I'll be running in the Rocket City Marathon in Huntsville, Ala., Saturday to draw attention to the needs of cancer patients. You may help in this cause by donating to the Anderson Cancer Center Patient Benevolence Fund.
I joined medical professionals Wednesday who meet once a week to discuss tough cases. They are doctors, retired doctors, and social workers, all serving on a team, all part of a brain trust. The input on patients' treatment comes from the best.
"This is where the physicians will present the cases. They'll get feedback from the other disciplines," said administrative director Wayne Herrington. "They'll talk about treatment options available."
These health professionals will tell you before you get to this point that you have an option. That option is called early detection.
"Screening has been proven in multiple studies to improve overall survival," said Dr.

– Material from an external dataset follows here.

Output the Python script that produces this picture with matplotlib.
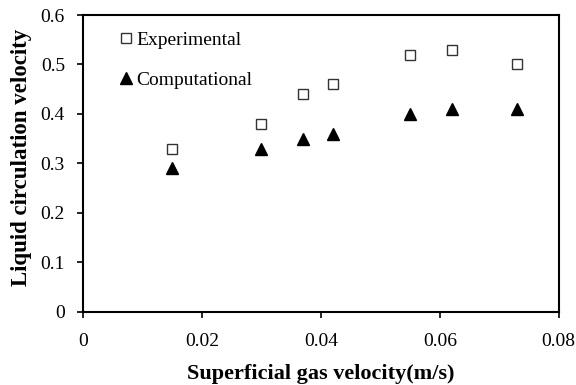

Reece Jones. "We ultimately end up seeing the worst of the worst. We're trying to get to a point where we're diagnosing cancer earlier, because we know for a fact we can treat them better and we can cure more patients if we can detect the diseases at an earlier stage."
Doctors say they understand the fear factor in getting screened.
"I understand that they're nervous and there certainly are a lot of stereotypes as far as the process,and fear," Jones said. "But I think patients understand it and have told me that the discomfort is minimal and the benefits far outweigh the risks associated with screening. So I strongly advocate screening because I know it has an impact on survival."